-------- LISTED RECORDS --------

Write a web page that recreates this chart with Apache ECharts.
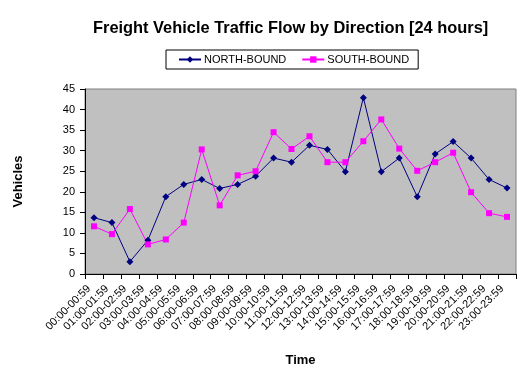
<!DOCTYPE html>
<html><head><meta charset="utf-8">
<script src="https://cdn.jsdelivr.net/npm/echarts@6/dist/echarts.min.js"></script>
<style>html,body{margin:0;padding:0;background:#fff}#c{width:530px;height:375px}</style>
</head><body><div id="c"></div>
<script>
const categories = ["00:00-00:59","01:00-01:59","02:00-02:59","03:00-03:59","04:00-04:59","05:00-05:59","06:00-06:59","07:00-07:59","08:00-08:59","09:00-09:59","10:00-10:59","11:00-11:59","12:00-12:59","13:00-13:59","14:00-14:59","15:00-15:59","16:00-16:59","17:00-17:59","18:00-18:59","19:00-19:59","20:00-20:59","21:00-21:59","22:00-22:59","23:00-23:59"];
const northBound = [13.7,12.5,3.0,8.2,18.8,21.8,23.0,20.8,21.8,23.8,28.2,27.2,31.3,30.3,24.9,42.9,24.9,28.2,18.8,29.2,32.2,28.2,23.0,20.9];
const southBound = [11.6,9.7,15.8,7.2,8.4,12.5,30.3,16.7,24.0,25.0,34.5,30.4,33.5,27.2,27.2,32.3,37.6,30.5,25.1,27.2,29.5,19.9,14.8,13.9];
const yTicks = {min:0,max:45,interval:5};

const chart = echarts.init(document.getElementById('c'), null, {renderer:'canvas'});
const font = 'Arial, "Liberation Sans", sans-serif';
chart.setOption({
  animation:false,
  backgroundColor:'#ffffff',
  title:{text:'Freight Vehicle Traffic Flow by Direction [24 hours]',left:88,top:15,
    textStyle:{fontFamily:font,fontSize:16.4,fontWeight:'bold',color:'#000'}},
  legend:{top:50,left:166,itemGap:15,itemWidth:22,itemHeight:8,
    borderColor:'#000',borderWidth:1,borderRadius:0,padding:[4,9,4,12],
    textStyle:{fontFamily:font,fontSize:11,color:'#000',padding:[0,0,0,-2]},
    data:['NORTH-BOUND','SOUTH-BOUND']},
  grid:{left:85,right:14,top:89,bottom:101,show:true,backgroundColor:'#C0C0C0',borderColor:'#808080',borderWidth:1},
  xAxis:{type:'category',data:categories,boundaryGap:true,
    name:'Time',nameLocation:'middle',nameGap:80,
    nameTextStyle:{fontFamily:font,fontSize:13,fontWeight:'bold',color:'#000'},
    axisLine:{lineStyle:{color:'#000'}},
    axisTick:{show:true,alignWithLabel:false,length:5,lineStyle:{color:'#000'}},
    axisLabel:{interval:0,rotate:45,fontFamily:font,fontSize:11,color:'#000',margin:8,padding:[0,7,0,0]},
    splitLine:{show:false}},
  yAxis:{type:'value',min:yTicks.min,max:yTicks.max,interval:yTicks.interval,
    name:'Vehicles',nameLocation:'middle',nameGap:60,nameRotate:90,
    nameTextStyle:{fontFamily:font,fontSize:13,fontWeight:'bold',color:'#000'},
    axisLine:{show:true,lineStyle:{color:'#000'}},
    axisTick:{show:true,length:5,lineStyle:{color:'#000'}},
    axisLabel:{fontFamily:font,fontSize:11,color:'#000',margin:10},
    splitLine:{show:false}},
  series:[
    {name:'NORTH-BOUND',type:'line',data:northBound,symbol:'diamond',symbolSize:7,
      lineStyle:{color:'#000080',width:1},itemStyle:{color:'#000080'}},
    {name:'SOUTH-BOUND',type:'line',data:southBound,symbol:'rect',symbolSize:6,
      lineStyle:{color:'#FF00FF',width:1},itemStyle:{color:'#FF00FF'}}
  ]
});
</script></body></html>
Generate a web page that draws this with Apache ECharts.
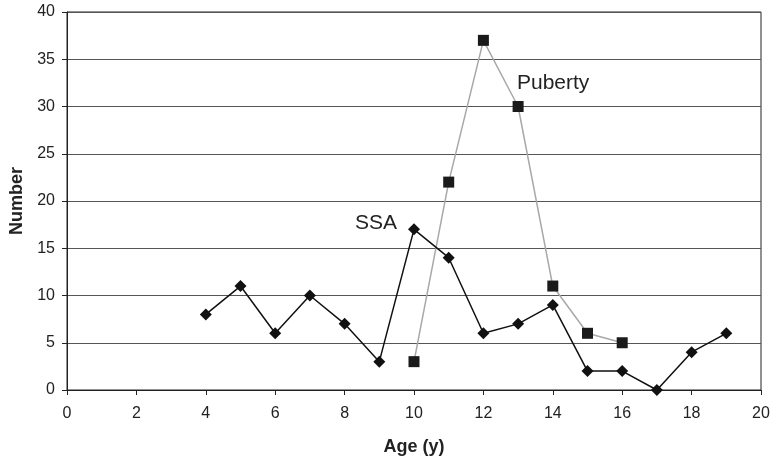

--------

◆ **STATED PROBLEM**: Some lines of the data above may hold the word "page"; report how many do, and nothing else.

◆ **COMPLETE OUTPUT**: 2